Here we have two seemingly separate statements, yet complementary. For the kingdom requires His will be done, otherwise it will perish. Our fervent prayer should be that ‘His will be done’ so that His kingdom will come. LORD, come quickly to claim Your kingdom. Children of GOD, listen to the words of LORD as He preached to the multitude: Then He lifted up His eyes towards His disciples and said, ‘Blessed are you poor, for yours is the kingdom of GOD.
(Luke 6, verse 20.)
Evidently the LORD came into our human history to lay claim to His kingdom, and establish it upon earth by enabling us to receive it within our very being. This must be one of the many great and wonderful mysteries of GOD’s will, hardly comprehensible to our finite minds; But it is GOD Who works in you, both to will and to do for His good pleasure.
(Philippians 2, verse 13.)
Give us this day our daily bread.
Oh, how this must have brought to life the memory of the words of Moses to His disciples, how the LORD fed the children of Israel for forty years in the wilderness with the manna, the heavenly bread, to feed the whole man, body, soul, and spirit. I Am the Bread of Life, he who comes to Me shall never hunger.
(John 6: 35). Were it not for GOD’s provisions, none of us would survive. Does He not supply all our needs, daily? Or are we self-satisfied, believing in our own efforts? Can we be so conceited in thinking we can manage now quite well without Your intervention, thank you? Remember the children of Israel grumbled; they became dissatisfied with the heavenly bread and craved for the things they left behind in Egypt. Friends, beware! Satan is very subtle. He will satisfy our craving hearts.

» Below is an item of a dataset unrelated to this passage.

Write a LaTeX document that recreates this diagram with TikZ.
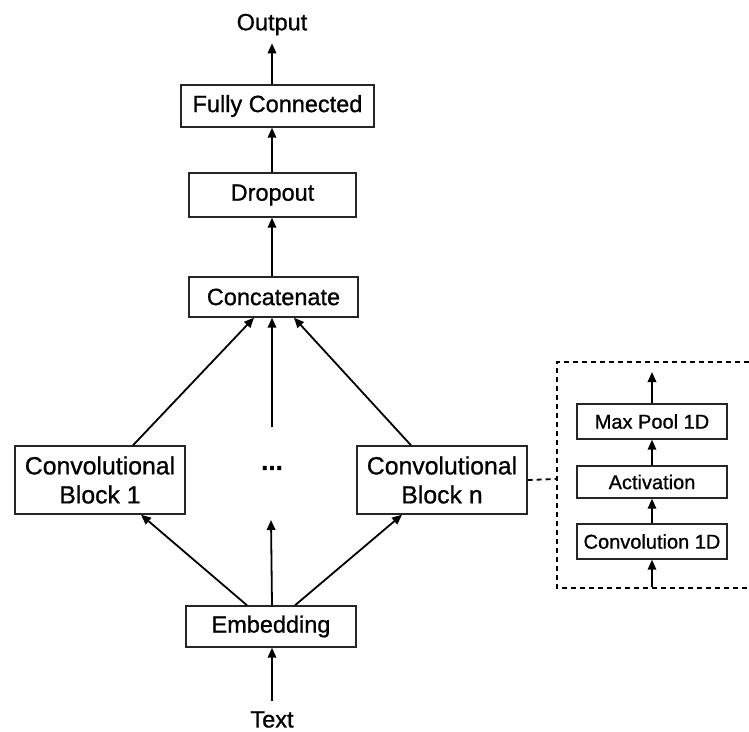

He will try and trick us in our own poverty, or in our wealth, to look back to our Egypt and destroy our appetite for the things of GOD. But the LORD clearly safeguards with the sufficiency of His daily bread.
And forgive our debts, as we forgive our debtors.
Oh, what a marvellous act of grace this is! Our debts, all our debts, forgiven! The slate wiped clean! But what is this added clause? ....as we forgive our debtors, those who have trespassed against us.
‘Is it possible for a sinful man like me to forgive?’ I may ask. The Bible teaches us conclusively that GOD alone enables us to forgive others. For everyone who has been forgiven his sins can, (and I purposely emphasize ‘can’), because not all do. But we should forgive those who trespass against us. He gave us the power to do so. If not forgiving happens to be the case, then we have a problem, don’t we? For if we hold back our forgiveness when we have been forgiven, then we must expect a breach in communion, obviously with the one whom you have not forgiven, and because of this, also with GOD. That is why we read in 1 Corinthians 11, verse 28: But let a man examine himself,
and, ...do not lead us into temptation, but deliver us from the evil one.
Remember, this is the LORD’s prayer: He,
(the Father), knows the things you have need of before you even ask Him. In this manner, therefore, pray.
(Matthew 6, verses 8 and 9).
YESHUA was led by the Spirit into the wilderness to be tempted by the devil.
(Matthew 4, verse 1). ‘Yet He had no sin in Him’. Therefore for us, who were brought forth in iniquity, And in sin, my mother conceived me,
to quote in part from Psalm 51; asking GOD in this portion of the LORD’s prayer, not to bring us to a place of supreme testing, is to believe that He has control over our affairs. The fact that our lives, as followers of Messiah YESHUA, JESUS, are in the hands of a loving, all-seeing, and all-knowing, heavenly Father, and that His Son is always interceding on our behalf as our High Priest, in the Sanctuary, not made by man,
is a cause for tremendous rejoicing. We acknowledge this as we ask Him, ... to lead us not into temptation.
Halleluyah! We have been delivered! For Yours is the kingdom and power and the glory forever. Amen.